On Tuesday morning, the front courtyard of the Muskowekwan Indian Residential School — its doors open less than 30 years earlier — was filled with Indigenous people remembering the children who’d died.
The courtyard was filled with orange: People wearing orange shirts, orange tablecloths, orange T-shirt cutouts waving in the breeze on bushes, and a big sign across the top of the building that read “We support Kamloops.”
The event was put together in just three days to pay tribute to and remember the 215 children whose remains were found in an unmarked grave at a former B.C. residential school, as well as children buried at residential schools across the country.
Half a dozen speakers bared their hearts and, in some cases, their remembrances to the crowd there.
“I was numb when I heard of it. I didn’t know how to articulate how I felt,” Holly Geddes said of when she first found out about the children found in Kamloops. “All of a sudden all the stories my grandmother had told me were true. Three days ago, I realized the horror stories she told me were true.”
Geddes said when her grandmother would talk about the terrible things that happened at school, Geddes would ask her not to talk about that.
“I feel guilty I didn’t believe her,” Geddes said. “I believe her today.”
Geddes is a councillor for the Muskowekwan First Nation and is also a former student at the residential school there. She explained that, in 2018, they found 38 unmarked graves behind the school and it’s believed there are more in the field beyond.
Others shed tears as they spoke.
“I want to pay tribute to all the mothers and the grandmothers,” began Val Desjarlais, her voice filled with emotion, “and to the great-grandmothers whose children never came home, whose children were taken from their arms, from their homes, their families, their communities.”
Desjarlais said she got angry when she heard about the children in B.C. and she started thinking about her mother and grandmother, and the children taken.
She asked: “When does justice happen for our people?”
Some of the speakers talked about their time in the schools and the attempts to make them stop speaking their language.
Bill Strongarm, a senator from the Touchwood Tribal Council, said the residential schools destroyed Indigenous peoples’ way of life and language. He explained that language is special.
“Because every word in our Cree language or Saulteaux language has a special and sacred meaning. You dissect a word and it means something special. You don’t get that kind of teaching at the university. You get teachings in that from elders that know the language,” said Strongarm.
Strongarm implored young people to learn their languages.
Strongarm attended the Muskowekwan school and remembered that, at first, he was excited to go to school like his siblings.
“I got a big shock. I was totally surprised at what happened the first day of school. I cried for 30 days for my parents,” said Strongarm.
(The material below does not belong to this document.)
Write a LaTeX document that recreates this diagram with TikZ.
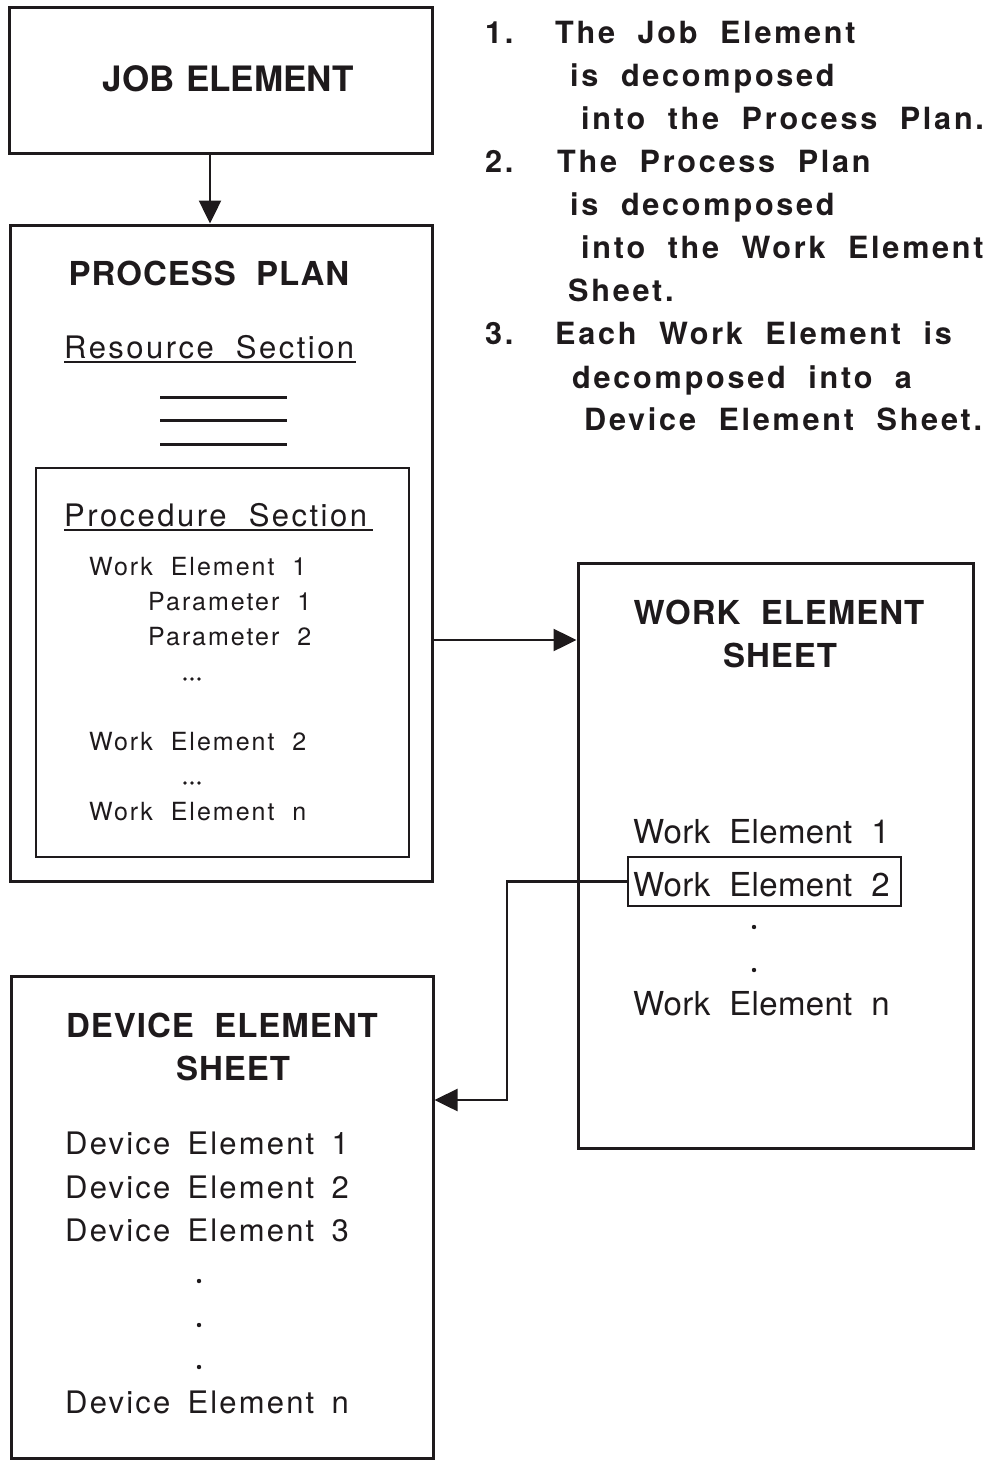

Lt.-Gov. Russ Mirasty was in attendance and opened his remarks speaking Woodland Cree. He said he appreciates the elders there were speaking and praying in their own languages.
“Given the building that we’re standing in front of, where language was lost, where it was suppressed,” said Mirasty.
Mirasty is a second-generation survivor of residential schools. He said it’s a sad truth that no one actually knows how many graves exist on residential school sites across the country.
“We honour the children by committing to change. And I say we commit to change, that’s all of us. Each and every one of us here, every person in Saskatchewan, every citizen across this country has a role to play in terms of how we come out of this,” Mirasty told the crowd.
The Muskowekwan school shut down in 1997 — one of the last in Canada to do so — and is the last fully intact residential school still standing in Saskatchewan.